→ SET PROBLEM
Your job is to retype all of the data word for word, leaving every image out.

+++

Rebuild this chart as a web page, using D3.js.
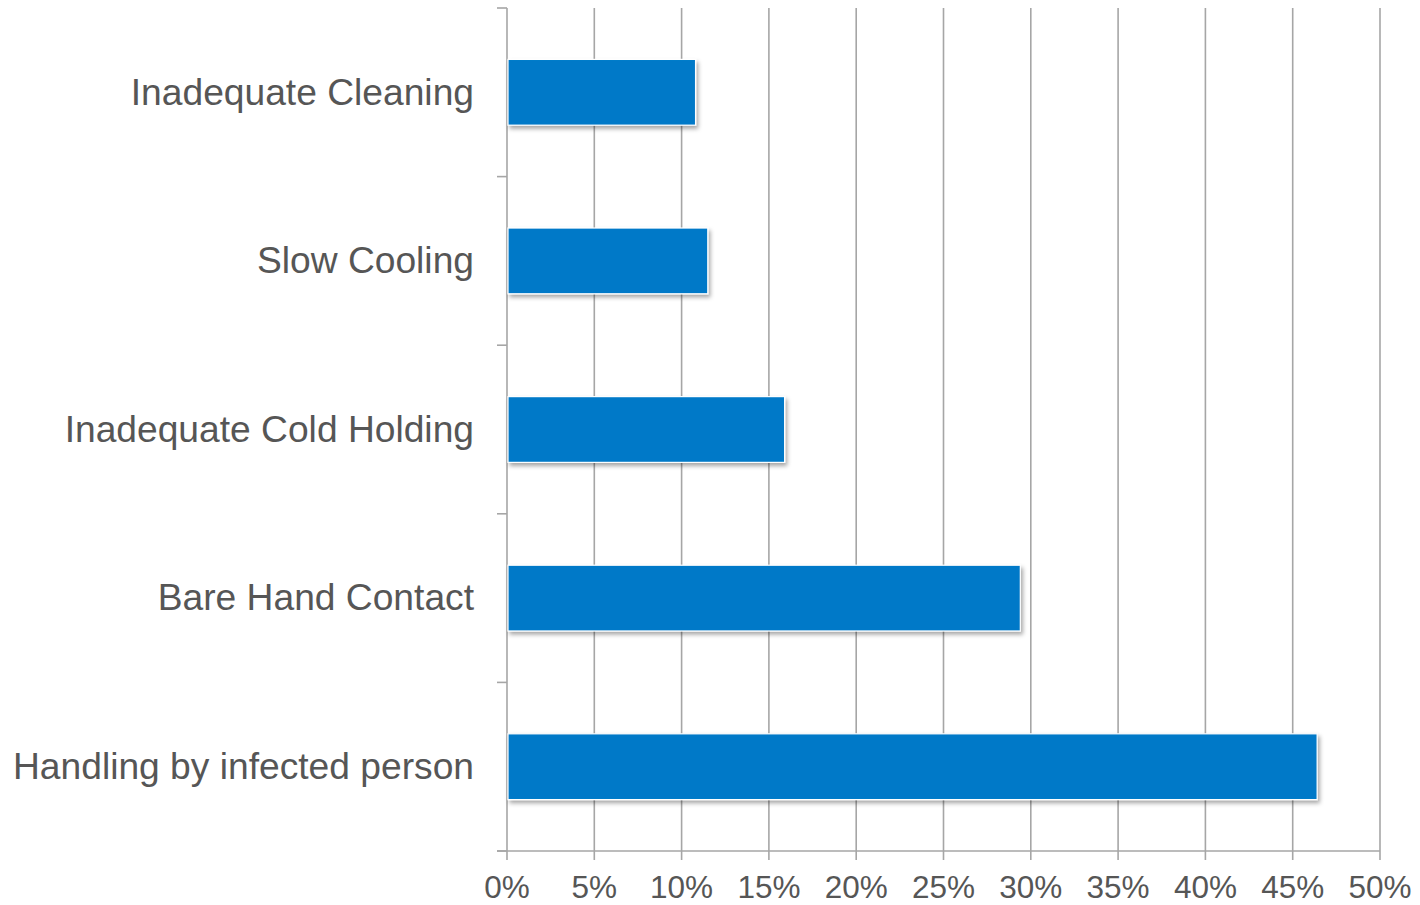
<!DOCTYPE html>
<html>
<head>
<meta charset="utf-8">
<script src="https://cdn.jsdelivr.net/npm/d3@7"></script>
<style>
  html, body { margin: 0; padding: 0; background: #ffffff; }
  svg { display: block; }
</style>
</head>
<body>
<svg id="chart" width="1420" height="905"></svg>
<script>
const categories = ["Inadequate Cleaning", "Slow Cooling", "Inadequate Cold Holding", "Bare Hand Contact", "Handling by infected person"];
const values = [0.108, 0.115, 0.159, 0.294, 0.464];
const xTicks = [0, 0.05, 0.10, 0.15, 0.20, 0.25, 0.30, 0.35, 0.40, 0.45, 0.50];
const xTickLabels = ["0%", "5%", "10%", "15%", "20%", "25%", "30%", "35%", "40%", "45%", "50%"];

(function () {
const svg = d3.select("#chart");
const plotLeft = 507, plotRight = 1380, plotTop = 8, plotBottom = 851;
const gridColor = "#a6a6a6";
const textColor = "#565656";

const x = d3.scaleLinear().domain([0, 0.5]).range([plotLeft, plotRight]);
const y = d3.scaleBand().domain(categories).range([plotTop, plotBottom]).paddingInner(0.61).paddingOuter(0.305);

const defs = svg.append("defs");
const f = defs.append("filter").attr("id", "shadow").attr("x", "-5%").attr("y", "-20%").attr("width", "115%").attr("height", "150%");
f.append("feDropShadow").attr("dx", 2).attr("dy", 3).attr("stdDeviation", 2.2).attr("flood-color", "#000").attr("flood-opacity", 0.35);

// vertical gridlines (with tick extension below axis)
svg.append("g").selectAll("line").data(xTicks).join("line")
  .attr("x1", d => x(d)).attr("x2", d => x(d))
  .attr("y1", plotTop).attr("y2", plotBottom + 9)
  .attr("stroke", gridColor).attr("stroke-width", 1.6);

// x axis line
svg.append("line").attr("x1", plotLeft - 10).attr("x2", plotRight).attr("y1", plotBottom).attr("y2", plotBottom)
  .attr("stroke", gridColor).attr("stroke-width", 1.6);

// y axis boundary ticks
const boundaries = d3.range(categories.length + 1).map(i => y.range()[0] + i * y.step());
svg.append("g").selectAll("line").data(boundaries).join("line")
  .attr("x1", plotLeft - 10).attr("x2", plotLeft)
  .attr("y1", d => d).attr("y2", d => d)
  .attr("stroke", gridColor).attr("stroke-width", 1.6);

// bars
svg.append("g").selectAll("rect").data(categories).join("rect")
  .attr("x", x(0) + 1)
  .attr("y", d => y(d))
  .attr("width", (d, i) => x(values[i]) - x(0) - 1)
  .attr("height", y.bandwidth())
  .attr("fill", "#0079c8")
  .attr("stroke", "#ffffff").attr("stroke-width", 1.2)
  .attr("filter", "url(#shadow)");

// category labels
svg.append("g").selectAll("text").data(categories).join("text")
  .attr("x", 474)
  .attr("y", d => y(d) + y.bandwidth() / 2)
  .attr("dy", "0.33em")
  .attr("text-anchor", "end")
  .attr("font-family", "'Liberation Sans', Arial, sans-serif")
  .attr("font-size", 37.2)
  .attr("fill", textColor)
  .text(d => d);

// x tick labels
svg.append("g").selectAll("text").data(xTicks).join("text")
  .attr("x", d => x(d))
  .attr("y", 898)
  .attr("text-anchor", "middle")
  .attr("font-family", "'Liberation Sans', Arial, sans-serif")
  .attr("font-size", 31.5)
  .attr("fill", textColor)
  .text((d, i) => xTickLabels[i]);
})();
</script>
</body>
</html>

+++

→ CORRECT RESPONSE
Rebuild this chart as a web page, using D3.js.
<!DOCTYPE html>
<html>
<head>
<meta charset="utf-8">
<script src="https://cdn.jsdelivr.net/npm/d3@7"></script>
<style>
  html, body { margin: 0; padding: 0; background: #ffffff; }
  svg { display: block; }
</style>
</head>
<body>
<svg id="chart" width="1420" height="905"></svg>
<script>
const categories = ["Inadequate Cleaning", "Slow Cooling", "Inadequate Cold Holding", "Bare Hand Contact", "Handling by infected person"];
const values = [0.108, 0.115, 0.159, 0.294, 0.464];
const xTicks = [0, 0.05, 0.10, 0.15, 0.20, 0.25, 0.30, 0.35, 0.40, 0.45, 0.50];
const xTickLabels = ["0%", "5%", "10%", "15%", "20%", "25%", "30%", "35%", "40%", "45%", "50%"];

(function () {
const svg = d3.select("#chart");
const plotLeft = 507, plotRight = 1380, plotTop = 8, plotBottom = 851;
const gridColor = "#a6a6a6";
const textColor = "#565656";

const x = d3.scaleLinear().domain([0, 0.5]).range([plotLeft, plotRight]);
const y = d3.scaleBand().domain(categories).range([plotTop, plotBottom]).paddingInner(0.61).paddingOuter(0.305);

const defs = svg.append("defs");
const f = defs.append("filter").attr("id", "shadow").attr("x", "-5%").attr("y", "-20%").attr("width", "115%").attr("height", "150%");
f.append("feDropShadow").attr("dx", 2).attr("dy", 3).attr("stdDeviation", 2.2).attr("flood-color", "#000").attr("flood-opacity", 0.35);

// vertical gridlines (with tick extension below axis)
svg.append("g").selectAll("line").data(xTicks).join("line")
  .attr("x1", d => x(d)).attr("x2", d => x(d))
  .attr("y1", plotTop).attr("y2", plotBottom + 9)
  .attr("stroke", gridColor).attr("stroke-width", 1.6);

// x axis line
svg.append("line").attr("x1", plotLeft - 10).attr("x2", plotRight).attr("y1", plotBottom).attr("y2", plotBottom)
  .attr("stroke", gridColor).attr("stroke-width", 1.6);

// y axis boundary ticks
const boundaries = d3.range(categories.length + 1).map(i => y.range()[0] + i * y.step());
svg.append("g").selectAll("line").data(boundaries).join("line")
  .attr("x1", plotLeft - 10).attr("x2", plotLeft)
  .attr("y1", d => d).attr("y2", d => d)
  .attr("stroke", gridColor).attr("stroke-width", 1.6);

// bars
svg.append("g").selectAll("rect").data(categories).join("rect")
  .attr("x", x(0) + 1)
  .attr("y", d => y(d))
  .attr("width", (d, i) => x(values[i]) - x(0) - 1)
  .attr("height", y.bandwidth())
  .attr("fill", "#0079c8")
  .attr("stroke", "#ffffff").attr("stroke-width", 1.2)
  .attr("filter", "url(#shadow)");

// category labels
svg.append("g").selectAll("text").data(categories).join("text")
  .attr("x", 474)
  .attr("y", d => y(d) + y.bandwidth() / 2)
  .attr("dy", "0.33em")
  .attr("text-anchor", "end")
  .attr("font-family", "'Liberation Sans', Arial, sans-serif")
  .attr("font-size", 37.2)
  .attr("fill", textColor)
  .text(d => d);

// x tick labels
svg.append("g").selectAll("text").data(xTicks).join("text")
  .attr("x", d => x(d))
  .attr("y", 898)
  .attr("text-anchor", "middle")
  .attr("font-family", "'Liberation Sans', Arial, sans-serif")
  .attr("font-size", 31.5)
  .attr("fill", textColor)
  .text((d, i) => xTickLabels[i]);
})();
</script>
</body>
</html>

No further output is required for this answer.